Battambang Land Dispute Turns Violent

Two villagers and a police officer were injured on Tuesday morning when a protest over a land concession for disabled war veterans in Battambang province turned violent, according to police and a local official.

Bavel district deputy police chief Dy Sareth said at least 50 villagers armed with sticks, knives and axes confronted roughly 30 police in Ampil Pram Doeum commune while escorting provincial land officers who had come to measure out land for the veterans.

He said the police fired a few warning shots into the air, after which the angry villagers took two rifles and a pistol off the officers and attacked them, injuring one of the officers. He added that two villagers were also injured, not by police, but by a handful of locals who had taken the side of the police.

According to Mr Sareth, one of the villagers was struck in the head with an axe and was still being cared for at the district hospital. He said the other villager and officer were admitted and released.

Mr Sareth said the melee came to an end without any arrests after the land officers stopped their measurements of the contested area. But he said his office was investigating the incident and suspect a small group of larger landowners threatened by the redistribution of land had incited the villagers.

Villagers who took part in the protest could not be reached for comment yesterday. But according to Heng Sayhong, a local monitor for human rights group Licadho who spoke with some of the protesters afterward, the police and land officials were also accompanied by a few bulldozers that had started clearing some of the villagers’ rice fields.

Mr Sayhong said he had not gathered enough information to comment on the violence, however, and that his own investigation of the confrontation was still underway.

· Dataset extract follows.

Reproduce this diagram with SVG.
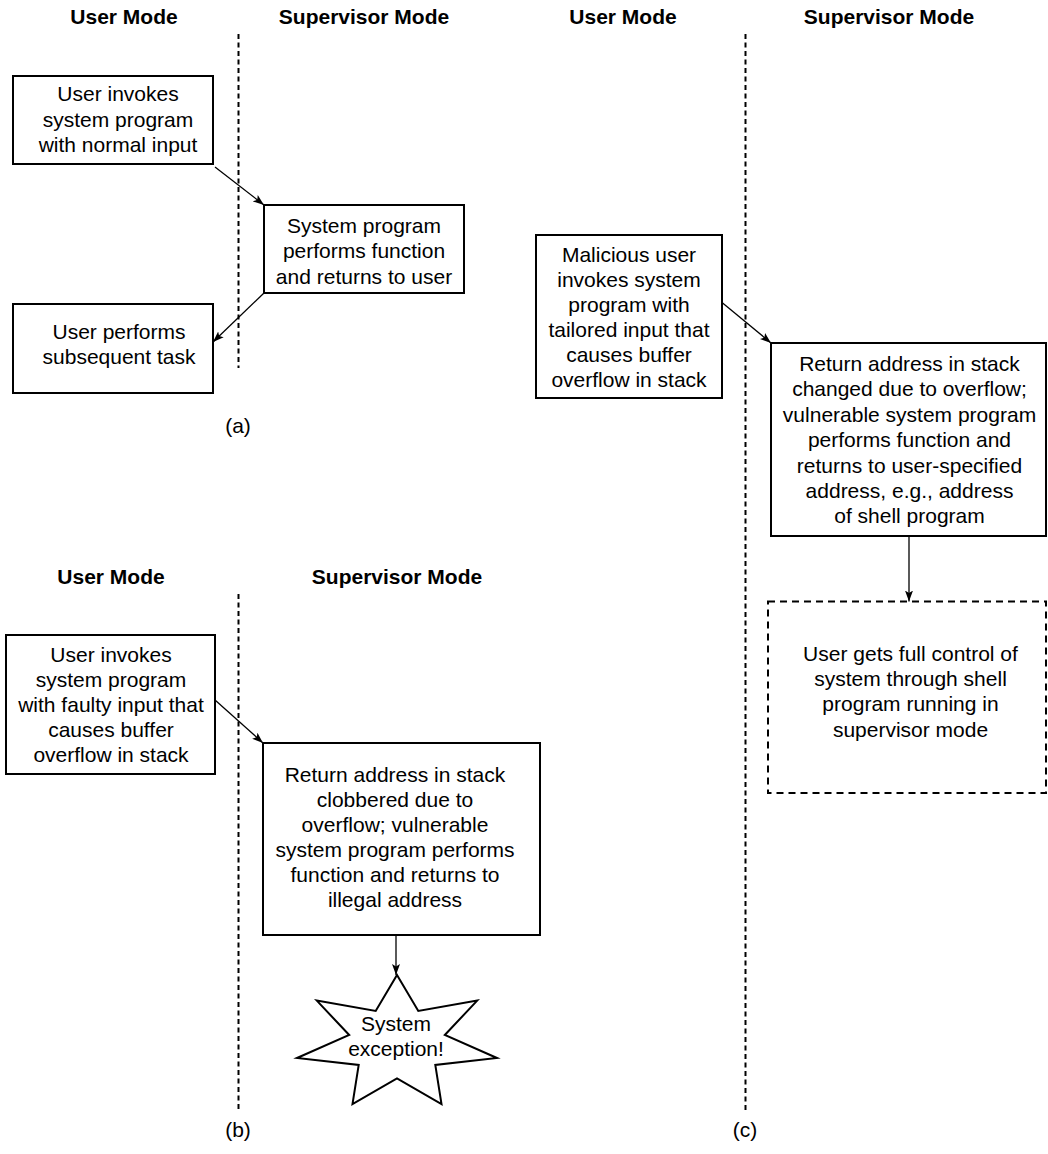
<svg xmlns="http://www.w3.org/2000/svg" width="1048" height="1154" viewBox="0 0 1048 1154">
  <style>
    .bg { fill: #ffffff; }
    .box { fill: #ffffff; stroke: #000000; stroke-width: 2; }
    .dbox { fill: #ffffff; stroke: #000000; stroke-width: 2; stroke-dasharray: 7 5; }
    .sep { stroke: #000000; stroke-width: 2; stroke-dasharray: 5 3.5; fill: none; }
    .t { font-family: "Liberation Sans", Arial, Helvetica, sans-serif; font-size: 21px; text-anchor: middle; fill: #000000; }
    .h { font-weight: bold; }
    .conn line { stroke: #000000; stroke-width: 1.3; fill: none; marker-end: url(#ah); }
    .star { fill: #ffffff; stroke: #000000; stroke-width: 2; stroke-linejoin: miter; }
  </style>
  <defs>
    <marker id="ah" markerUnits="userSpaceOnUse" markerWidth="12" markerHeight="10" refX="11" refY="4" orient="auto" viewBox="0 0 12 8">
      <path d="M0,0 L11,4 L0,8 L2.5,4 z" fill="#000000"/>
    </marker>
  </defs>
  <rect class="bg" x="0" y="0" width="1048" height="1154"/>

  <g id="headers">
    <text class="t h" x="124" y="24">User Mode</text>
    <text class="t h" x="364" y="24">Supervisor Mode</text>
    <text class="t h" x="623" y="24">User Mode</text>
    <text class="t h" x="889" y="24">Supervisor Mode</text>
    <text class="t h" x="111" y="584">User Mode</text>
    <text class="t h" x="397" y="584">Supervisor Mode</text>
  </g>

  <g id="separators">
    <line class="sep" x1="238.5" y1="34" x2="238.5" y2="368"/>
    <line class="sep" x1="745.5" y1="34" x2="745.5" y2="1112"/>
    <line class="sep" x1="238.5" y1="594" x2="238.5" y2="1110"/>
  </g>

  <g id="labels">
    <text class="t" x="238" y="433">(a)</text>
    <text class="t" x="238" y="1137">(b)</text>
    <text class="t" x="745" y="1137">(c)</text>
  </g>

  <!-- (a) -->
  <g id="a1">
    <rect class="box" x="13" y="76" width="200" height="88"/>
    <text class="t" x="118"><tspan x="118" y="101">User invokes</tspan><tspan x="118" y="126.5">system program</tspan><tspan x="118" y="152">with normal input</tspan></text>
  </g>
  <g id="a2">
    <rect class="box" x="264" y="205" width="200" height="88"/>
    <text class="t" x="364"><tspan x="364" y="232.5">System program</tspan><tspan x="364" y="258">performs function</tspan><tspan x="364" y="283.5">and returns to user</tspan></text>
  </g>
  <g id="a3">
    <rect class="box" x="13" y="304" width="200" height="89"/>
    <text class="t" x="119"><tspan x="119" y="338.5">User performs</tspan><tspan x="119" y="364">subsequent task</tspan></text>
  </g>

  <!-- (c) -->
  <g id="c1">
    <rect class="box" x="536" y="235" width="186" height="163"/>
    <text class="t" x="629"><tspan x="629" y="261.5">Malicious user</tspan><tspan x="629" y="286.5">invokes system</tspan><tspan x="629" y="311.5">program with</tspan><tspan x="629" y="336.5">tailored input that</tspan><tspan x="629" y="361.5">causes buffer</tspan><tspan x="629" y="386.5">overflow in stack</tspan></text>
  </g>
  <g id="c2">
    <rect class="box" x="771" y="343" width="275" height="193"/>
    <text class="t" x="909.5"><tspan x="909.5" y="371">Return address in stack</tspan><tspan x="909.5" y="396.4">changed due to overflow;</tspan><tspan x="909.5" y="421.8">vulnerable system program</tspan><tspan x="909.5" y="447.2">performs function and</tspan><tspan x="909.5" y="472.6">returns to user-specified</tspan><tspan x="909.5" y="498">address, e.g., address</tspan><tspan x="909.5" y="523.4">of shell program</tspan></text>
  </g>
  <g id="c3">
    <rect class="dbox" x="768" y="601.5" width="278" height="191.5"/>
    <text class="t" x="910.5"><tspan x="910.5" y="661">User gets full control of</tspan><tspan x="910.5" y="686.2">system through shell</tspan><tspan x="910.5" y="711.4">program running in</tspan><tspan x="910.5" y="736.6">supervisor mode</tspan></text>
  </g>

  <!-- (b) -->
  <g id="b1">
    <rect class="box" x="6" y="635" width="209" height="139"/>
    <text class="t" x="111"><tspan x="111" y="662">User invokes</tspan><tspan x="111" y="687">system program</tspan><tspan x="111" y="712">with faulty input that</tspan><tspan x="111" y="737">causes buffer</tspan><tspan x="111" y="762">overflow in stack</tspan></text>
  </g>
  <g id="b2">
    <rect class="box" x="263" y="743" width="277" height="192"/>
    <text class="t" x="395"><tspan x="395" y="782">Return address in stack</tspan><tspan x="395" y="807">clobbered due to</tspan><tspan x="395" y="832">overflow; vulnerable</tspan><tspan x="395" y="857">system program performs</tspan><tspan x="395" y="882">function and returns to</tspan><tspan x="395" y="907">illegal address</tspan></text>
  </g>
  <g id="b3">
    <polygon class="star" points="397,975 418.3,1011 477.2,1000.6 444.8,1035 497,1058 435.3,1065 441.5,1104.1 397,1078.3 352.5,1104.1 358.7,1065 297,1058 349.2,1035 316.8,1000.6 375.7,1011"/>
    <text class="t" x="396"><tspan x="396" y="1031">System</tspan><tspan x="396" y="1056">exception!</tspan></text>
  </g>

  <g id="connectors" class="conn">
    <line x1="215" y1="167" x2="264" y2="205"/>
    <line x1="264" y1="293" x2="213" y2="342"/>
    <line x1="722" y1="302.5" x2="771" y2="343"/>
    <line x1="909" y1="536" x2="909" y2="601.5"/>
    <line x1="215" y1="700" x2="263" y2="743"/>
    <line x1="396" y1="935" x2="396" y2="975"/>
  </g>
</svg>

District Governor Tim Dareth, who said he was at the protest, blamed the violence on the villagers for preventing the land officers from carrying out their measurement work.

“I asked them to stand and talk to each other, but they did not listen,” he said.

According to Mr Dareth, some 600 families live on the 3,600-hectare concession and that all but 15 had agreed to a plan to incorporate the families of 250 disabled war veterans’ families into the area.